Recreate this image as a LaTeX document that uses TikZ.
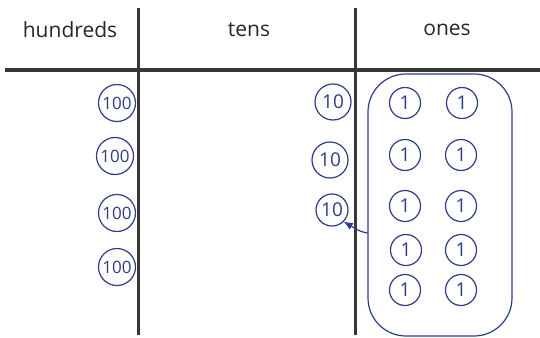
\documentclass[tikz,border=0pt]{standalone}
\usepackage{fontspec}
\setmainfont{Open Sans}
\usepackage{xcolor}
\usepackage{tikz}
\usetikzlibrary{arrows, arrows.meta, positioning}
\definecolor{ink}{RGB}{45,60,140}
\definecolor{rulegray}{RGB}{55,55,55}

\begin{document}
\begin{tikzpicture}[x=1pt, y=-1pt]
    % Styles
    \tikzstyle{header} = [font=\fontsize{21}{24}\selectfont, text=black!85]
    \tikzstyle{hundred} = [circle, draw=ink, line width=1.2pt, minimum size=37pt, inner sep=0pt, text=ink, font=\fontsize{17}{17}\selectfont]
    \tikzstyle{ten} = [hundred, minimum size=36pt, font=\fontsize{19}{19}\selectfont]
    \tikzstyle{one} = [hundred, minimum size=31pt, font=\fontsize{19}{19}\selectfont]
    \tikzstyle{group} = [draw=ink, line width=1.2pt, rounded corners=38pt, minimum width=144pt, minimum height=262pt, inner sep=0pt]
    \tikzstyle{line} = [draw=ink, -{Latex[length=9pt, width=8pt]}, line width=1.2pt]

    \useasboundingbox (0,0) rectangle (540,337);

    % Chart lines
    \draw [rulegray, line width=3pt] (138,8) -- (138,335);
    \draw [rulegray, line width=3pt] (355,8) -- (355,335);
    \draw [rulegray, line width=4pt] (5,70) -- (540,70);

    % Headers
    \node [header] (hdrhundreds) at (70,30) {hundreds};
    \node [header] (hdrtens) at (249,30) {tens};
    \node [header] (hdrones) at (447,30) {ones};

    % Hundreds
    \node [hundred] (hun1) at (117,103) {100};
    \node [hundred] (hun2) at (115,156) {100};
    \node [hundred] (hun3) at (117,213) {100};
    \node [hundred] (hun4) at (117,267) {100};

    % Tens
    \node [ten] (ten1) at (333,102) {10};
    \node [ten] (ten2) at (330,160) {10};
    \node [ten, minimum size=32pt] (ten3) at (332,210) {10};

    % Ones
    \node [one] (one1) at (405,103) {1};
    \node [one] (one2) at (462,103) {1};
    \node [one] (one3) at (405,155) {1};
    \node [one] (one4) at (461,155) {1};
    \node [one] (one5) at (405,206) {1};
    \node [one] (one6) at (461,206) {1};
    \node [one] (one7) at (406,250) {1};
    \node [one] (one8) at (461,250) {1};
    \node [one] (one9) at (405,290) {1};
    \node [one] (one10) at (461,290) {1};

    % Group of ten ones
    \node [group] (ones) at (440,205) {};

    % Paths
    \path [line] ([yshift=-28pt]ones.west) to[out=170, in=-30] (ten3.south east);
\end{tikzpicture}
\end{document}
# # # # # # #
**EXERCISE AIM**
Up to and including the line with "[ten, minimum size=32pt]", copy the data above from its first line. Skip pictures.

**SOLUTION FOR THIS PROBLEM**
Recreate this image as a LaTeX document that uses TikZ.
\documentclass[tikz,border=0pt]{standalone}
\usepackage{fontspec}
\setmainfont{Open Sans}
\usepackage{xcolor}
\usepackage{tikz}
\usetikzlibrary{arrows, arrows.meta, positioning}
\definecolor{ink}{RGB}{45,60,140}
\definecolor{rulegray}{RGB}{55,55,55}

\begin{document}
\begin{tikzpicture}[x=1pt, y=-1pt]
    % Styles
    \tikzstyle{header} = [font=\fontsize{21}{24}\selectfont, text=black!85]
    \tikzstyle{hundred} = [circle, draw=ink, line width=1.2pt, minimum size=37pt, inner sep=0pt, text=ink, font=\fontsize{17}{17}\selectfont]
    \tikzstyle{ten} = [hundred, minimum size=36pt, font=\fontsize{19}{19}\selectfont]
    \tikzstyle{one} = [hundred, minimum size=31pt, font=\fontsize{19}{19}\selectfont]
    \tikzstyle{group} = [draw=ink, line width=1.2pt, rounded corners=38pt, minimum width=144pt, minimum height=262pt, inner sep=0pt]
    \tikzstyle{line} = [draw=ink, -{Latex[length=9pt, width=8pt]}, line width=1.2pt]

    \useasboundingbox (0,0) rectangle (540,337);

    % Chart lines
    \draw [rulegray, line width=3pt] (138,8) -- (138,335);
    \draw [rulegray, line width=3pt] (355,8) -- (355,335);
    \draw [rulegray, line width=4pt] (5,70) -- (540,70);

    % Headers
    \node [header] (hdrhundreds) at (70,30) {hundreds};
    \node [header] (hdrtens) at (249,30) {tens};
    \node [header] (hdrones) at (447,30) {ones};

    % Hundreds
    \node [hundred] (hun1) at (117,103) {100};
    \node [hundred] (hun2) at (115,156) {100};
    \node [hundred] (hun3) at (117,213) {100};
    \node [hundred] (hun4) at (117,267) {100};

    % Tens
    \node [ten] (ten1) at (333,102) {10};
    \node [ten] (ten2) at (330,160) {10};
    \node [ten, minimum size=32pt] (ten3) at (332,210) {10};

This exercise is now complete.